Short problem: Leave out any pictures and transcribe all other data below exactly.

========================

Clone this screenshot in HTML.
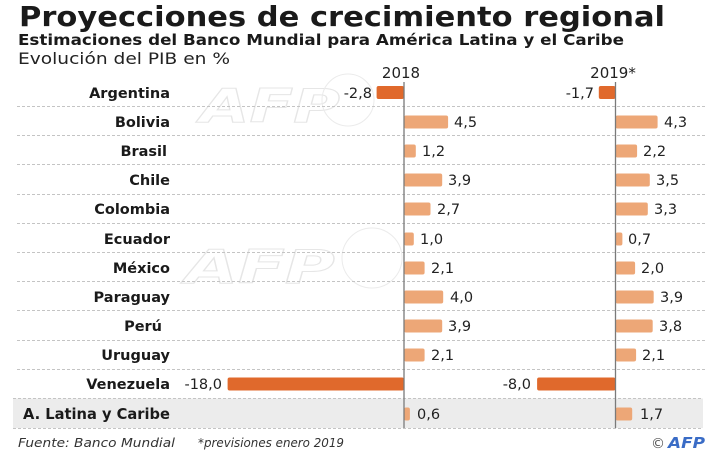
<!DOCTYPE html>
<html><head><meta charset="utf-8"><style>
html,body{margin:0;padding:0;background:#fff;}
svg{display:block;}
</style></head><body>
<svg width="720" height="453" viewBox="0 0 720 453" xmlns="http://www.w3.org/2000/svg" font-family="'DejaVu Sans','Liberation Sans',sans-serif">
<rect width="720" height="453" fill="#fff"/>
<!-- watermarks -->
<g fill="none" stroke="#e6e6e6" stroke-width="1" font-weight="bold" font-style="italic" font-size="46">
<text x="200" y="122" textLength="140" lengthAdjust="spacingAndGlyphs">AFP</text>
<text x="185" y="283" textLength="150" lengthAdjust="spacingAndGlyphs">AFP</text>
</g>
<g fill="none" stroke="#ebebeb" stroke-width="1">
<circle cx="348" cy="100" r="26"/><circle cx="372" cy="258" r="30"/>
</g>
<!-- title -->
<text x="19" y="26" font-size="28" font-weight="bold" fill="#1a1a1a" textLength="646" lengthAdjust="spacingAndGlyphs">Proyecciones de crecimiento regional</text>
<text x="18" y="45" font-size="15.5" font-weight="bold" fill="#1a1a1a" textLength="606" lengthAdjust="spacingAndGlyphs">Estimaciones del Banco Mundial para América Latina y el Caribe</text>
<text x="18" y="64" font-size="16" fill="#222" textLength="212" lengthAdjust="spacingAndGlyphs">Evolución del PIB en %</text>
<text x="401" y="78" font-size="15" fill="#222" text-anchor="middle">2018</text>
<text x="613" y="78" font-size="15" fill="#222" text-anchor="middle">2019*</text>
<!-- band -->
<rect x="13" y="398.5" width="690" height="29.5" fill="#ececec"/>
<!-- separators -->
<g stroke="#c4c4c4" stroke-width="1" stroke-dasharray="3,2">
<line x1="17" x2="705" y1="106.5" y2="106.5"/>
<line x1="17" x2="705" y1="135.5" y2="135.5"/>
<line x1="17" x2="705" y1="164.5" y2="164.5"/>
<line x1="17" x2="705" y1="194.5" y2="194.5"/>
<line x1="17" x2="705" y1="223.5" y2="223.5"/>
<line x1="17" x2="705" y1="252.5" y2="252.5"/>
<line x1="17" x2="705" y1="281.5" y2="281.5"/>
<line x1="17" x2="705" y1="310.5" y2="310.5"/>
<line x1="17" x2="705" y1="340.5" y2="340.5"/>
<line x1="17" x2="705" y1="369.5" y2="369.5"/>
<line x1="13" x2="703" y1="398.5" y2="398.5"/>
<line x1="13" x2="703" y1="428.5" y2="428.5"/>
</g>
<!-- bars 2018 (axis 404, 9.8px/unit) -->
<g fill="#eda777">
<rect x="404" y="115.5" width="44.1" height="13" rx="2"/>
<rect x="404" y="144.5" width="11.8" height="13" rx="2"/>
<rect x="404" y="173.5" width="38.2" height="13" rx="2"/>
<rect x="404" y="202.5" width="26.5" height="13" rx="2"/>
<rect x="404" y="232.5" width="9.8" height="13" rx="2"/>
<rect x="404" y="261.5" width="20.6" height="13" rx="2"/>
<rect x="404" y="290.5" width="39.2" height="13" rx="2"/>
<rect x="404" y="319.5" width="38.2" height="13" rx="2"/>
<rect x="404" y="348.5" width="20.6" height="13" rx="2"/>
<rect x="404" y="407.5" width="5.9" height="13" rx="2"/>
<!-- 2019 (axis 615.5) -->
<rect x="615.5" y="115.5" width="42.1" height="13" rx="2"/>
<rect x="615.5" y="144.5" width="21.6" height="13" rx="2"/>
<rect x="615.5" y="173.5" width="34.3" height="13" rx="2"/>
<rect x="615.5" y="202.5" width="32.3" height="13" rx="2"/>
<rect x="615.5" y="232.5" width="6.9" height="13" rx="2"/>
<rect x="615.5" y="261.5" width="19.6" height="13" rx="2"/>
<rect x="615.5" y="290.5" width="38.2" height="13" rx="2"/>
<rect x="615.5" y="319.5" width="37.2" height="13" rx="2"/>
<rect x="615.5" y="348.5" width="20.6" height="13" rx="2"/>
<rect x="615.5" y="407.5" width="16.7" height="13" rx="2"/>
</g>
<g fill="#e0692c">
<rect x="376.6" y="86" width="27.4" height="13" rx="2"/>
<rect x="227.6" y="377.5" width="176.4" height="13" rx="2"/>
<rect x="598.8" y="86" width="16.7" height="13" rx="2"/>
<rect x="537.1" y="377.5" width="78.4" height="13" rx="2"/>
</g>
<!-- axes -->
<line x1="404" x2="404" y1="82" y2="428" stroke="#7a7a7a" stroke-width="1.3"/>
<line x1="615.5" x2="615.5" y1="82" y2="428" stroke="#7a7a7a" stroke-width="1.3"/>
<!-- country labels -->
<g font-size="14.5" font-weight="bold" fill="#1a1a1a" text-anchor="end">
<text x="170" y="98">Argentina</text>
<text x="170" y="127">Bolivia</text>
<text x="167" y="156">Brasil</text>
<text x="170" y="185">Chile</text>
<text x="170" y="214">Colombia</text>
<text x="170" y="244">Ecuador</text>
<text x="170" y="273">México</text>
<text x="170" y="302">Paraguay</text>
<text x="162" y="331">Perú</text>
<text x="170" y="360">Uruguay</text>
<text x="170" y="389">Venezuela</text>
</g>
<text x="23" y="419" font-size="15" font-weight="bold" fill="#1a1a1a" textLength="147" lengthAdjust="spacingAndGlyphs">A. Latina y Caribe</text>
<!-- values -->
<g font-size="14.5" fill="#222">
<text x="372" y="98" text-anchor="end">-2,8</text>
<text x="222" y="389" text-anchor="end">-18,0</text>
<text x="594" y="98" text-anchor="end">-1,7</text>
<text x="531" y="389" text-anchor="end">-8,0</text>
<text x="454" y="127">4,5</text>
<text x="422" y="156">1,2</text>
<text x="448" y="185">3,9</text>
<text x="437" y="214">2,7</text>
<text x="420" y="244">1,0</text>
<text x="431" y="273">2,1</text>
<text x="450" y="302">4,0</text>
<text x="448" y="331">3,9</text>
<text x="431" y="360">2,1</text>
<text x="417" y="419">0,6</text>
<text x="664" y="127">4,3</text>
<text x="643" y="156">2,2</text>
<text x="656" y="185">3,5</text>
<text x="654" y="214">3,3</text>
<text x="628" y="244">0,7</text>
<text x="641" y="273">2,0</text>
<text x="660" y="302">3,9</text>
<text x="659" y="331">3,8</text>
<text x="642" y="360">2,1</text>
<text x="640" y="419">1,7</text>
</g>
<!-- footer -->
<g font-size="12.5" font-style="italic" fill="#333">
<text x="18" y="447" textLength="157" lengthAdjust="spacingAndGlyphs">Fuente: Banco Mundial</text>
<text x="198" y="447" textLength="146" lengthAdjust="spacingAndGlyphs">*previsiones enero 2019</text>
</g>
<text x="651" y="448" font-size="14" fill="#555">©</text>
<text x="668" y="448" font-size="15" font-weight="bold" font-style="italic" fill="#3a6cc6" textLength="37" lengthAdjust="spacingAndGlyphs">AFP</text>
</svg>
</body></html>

========================

Expected answer:
Clone this screenshot in HTML.
<!DOCTYPE html>
<html><head><meta charset="utf-8"><style>
html,body{margin:0;padding:0;background:#fff;}
svg{display:block;}
</style></head><body>
<svg width="720" height="453" viewBox="0 0 720 453" xmlns="http://www.w3.org/2000/svg" font-family="'DejaVu Sans','Liberation Sans',sans-serif">
<rect width="720" height="453" fill="#fff"/>
<!-- watermarks -->
<g fill="none" stroke="#e6e6e6" stroke-width="1" font-weight="bold" font-style="italic" font-size="46">
<text x="200" y="122" textLength="140" lengthAdjust="spacingAndGlyphs">AFP</text>
<text x="185" y="283" textLength="150" lengthAdjust="spacingAndGlyphs">AFP</text>
</g>
<g fill="none" stroke="#ebebeb" stroke-width="1">
<circle cx="348" cy="100" r="26"/><circle cx="372" cy="258" r="30"/>
</g>
<!-- title -->
<text x="19" y="26" font-size="28" font-weight="bold" fill="#1a1a1a" textLength="646" lengthAdjust="spacingAndGlyphs">Proyecciones de crecimiento regional</text>
<text x="18" y="45" font-size="15.5" font-weight="bold" fill="#1a1a1a" textLength="606" lengthAdjust="spacingAndGlyphs">Estimaciones del Banco Mundial para América Latina y el Caribe</text>
<text x="18" y="64" font-size="16" fill="#222" textLength="212" lengthAdjust="spacingAndGlyphs">Evolución del PIB en %</text>
<text x="401" y="78" font-size="15" fill="#222" text-anchor="middle">2018</text>
<text x="613" y="78" font-size="15" fill="#222" text-anchor="middle">2019*</text>
<!-- band -->
<rect x="13" y="398.5" width="690" height="29.5" fill="#ececec"/>
<!-- separators -->
<g stroke="#c4c4c4" stroke-width="1" stroke-dasharray="3,2">
<line x1="17" x2="705" y1="106.5" y2="106.5"/>
<line x1="17" x2="705" y1="135.5" y2="135.5"/>
<line x1="17" x2="705" y1="164.5" y2="164.5"/>
<line x1="17" x2="705" y1="194.5" y2="194.5"/>
<line x1="17" x2="705" y1="223.5" y2="223.5"/>
<line x1="17" x2="705" y1="252.5" y2="252.5"/>
<line x1="17" x2="705" y1="281.5" y2="281.5"/>
<line x1="17" x2="705" y1="310.5" y2="310.5"/>
<line x1="17" x2="705" y1="340.5" y2="340.5"/>
<line x1="17" x2="705" y1="369.5" y2="369.5"/>
<line x1="13" x2="703" y1="398.5" y2="398.5"/>
<line x1="13" x2="703" y1="428.5" y2="428.5"/>
</g>
<!-- bars 2018 (axis 404, 9.8px/unit) -->
<g fill="#eda777">
<rect x="404" y="115.5" width="44.1" height="13" rx="2"/>
<rect x="404" y="144.5" width="11.8" height="13" rx="2"/>
<rect x="404" y="173.5" width="38.2" height="13" rx="2"/>
<rect x="404" y="202.5" width="26.5" height="13" rx="2"/>
<rect x="404" y="232.5" width="9.8" height="13" rx="2"/>
<rect x="404" y="261.5" width="20.6" height="13" rx="2"/>
<rect x="404" y="290.5" width="39.2" height="13" rx="2"/>
<rect x="404" y="319.5" width="38.2" height="13" rx="2"/>
<rect x="404" y="348.5" width="20.6" height="13" rx="2"/>
<rect x="404" y="407.5" width="5.9" height="13" rx="2"/>
<!-- 2019 (axis 615.5) -->
<rect x="615.5" y="115.5" width="42.1" height="13" rx="2"/>
<rect x="615.5" y="144.5" width="21.6" height="13" rx="2"/>
<rect x="615.5" y="173.5" width="34.3" height="13" rx="2"/>
<rect x="615.5" y="202.5" width="32.3" height="13" rx="2"/>
<rect x="615.5" y="232.5" width="6.9" height="13" rx="2"/>
<rect x="615.5" y="261.5" width="19.6" height="13" rx="2"/>
<rect x="615.5" y="290.5" width="38.2" height="13" rx="2"/>
<rect x="615.5" y="319.5" width="37.2" height="13" rx="2"/>
<rect x="615.5" y="348.5" width="20.6" height="13" rx="2"/>
<rect x="615.5" y="407.5" width="16.7" height="13" rx="2"/>
</g>
<g fill="#e0692c">
<rect x="376.6" y="86" width="27.4" height="13" rx="2"/>
<rect x="227.6" y="377.5" width="176.4" height="13" rx="2"/>
<rect x="598.8" y="86" width="16.7" height="13" rx="2"/>
<rect x="537.1" y="377.5" width="78.4" height="13" rx="2"/>
</g>
<!-- axes -->
<line x1="404" x2="404" y1="82" y2="428" stroke="#7a7a7a" stroke-width="1.3"/>
<line x1="615.5" x2="615.5" y1="82" y2="428" stroke="#7a7a7a" stroke-width="1.3"/>
<!-- country labels -->
<g font-size="14.5" font-weight="bold" fill="#1a1a1a" text-anchor="end">
<text x="170" y="98">Argentina</text>
<text x="170" y="127">Bolivia</text>
<text x="167" y="156">Brasil</text>
<text x="170" y="185">Chile</text>
<text x="170" y="214">Colombia</text>
<text x="170" y="244">Ecuador</text>
<text x="170" y="273">México</text>
<text x="170" y="302">Paraguay</text>
<text x="162" y="331">Perú</text>
<text x="170" y="360">Uruguay</text>
<text x="170" y="389">Venezuela</text>
</g>
<text x="23" y="419" font-size="15" font-weight="bold" fill="#1a1a1a" textLength="147" lengthAdjust="spacingAndGlyphs">A. Latina y Caribe</text>
<!-- values -->
<g font-size="14.5" fill="#222">
<text x="372" y="98" text-anchor="end">-2,8</text>
<text x="222" y="389" text-anchor="end">-18,0</text>
<text x="594" y="98" text-anchor="end">-1,7</text>
<text x="531" y="389" text-anchor="end">-8,0</text>
<text x="454" y="127">4,5</text>
<text x="422" y="156">1,2</text>
<text x="448" y="185">3,9</text>
<text x="437" y="214">2,7</text>
<text x="420" y="244">1,0</text>
<text x="431" y="273">2,1</text>
<text x="450" y="302">4,0</text>
<text x="448" y="331">3,9</text>
<text x="431" y="360">2,1</text>
<text x="417" y="419">0,6</text>
<text x="664" y="127">4,3</text>
<text x="643" y="156">2,2</text>
<text x="656" y="185">3,5</text>
<text x="654" y="214">3,3</text>
<text x="628" y="244">0,7</text>
<text x="641" y="273">2,0</text>
<text x="660" y="302">3,9</text>
<text x="659" y="331">3,8</text>
<text x="642" y="360">2,1</text>
<text x="640" y="419">1,7</text>
</g>
<!-- footer -->
<g font-size="12.5" font-style="italic" fill="#333">
<text x="18" y="447" textLength="157" lengthAdjust="spacingAndGlyphs">Fuente: Banco Mundial</text>
<text x="198" y="447" textLength="146" lengthAdjust="spacingAndGlyphs">*previsiones enero 2019</text>
</g>
<text x="651" y="448" font-size="14" fill="#555">©</text>
<text x="668" y="448" font-size="15" font-weight="bold" font-style="italic" fill="#3a6cc6" textLength="37" lengthAdjust="spacingAndGlyphs">AFP</text>
</svg>
</body></html>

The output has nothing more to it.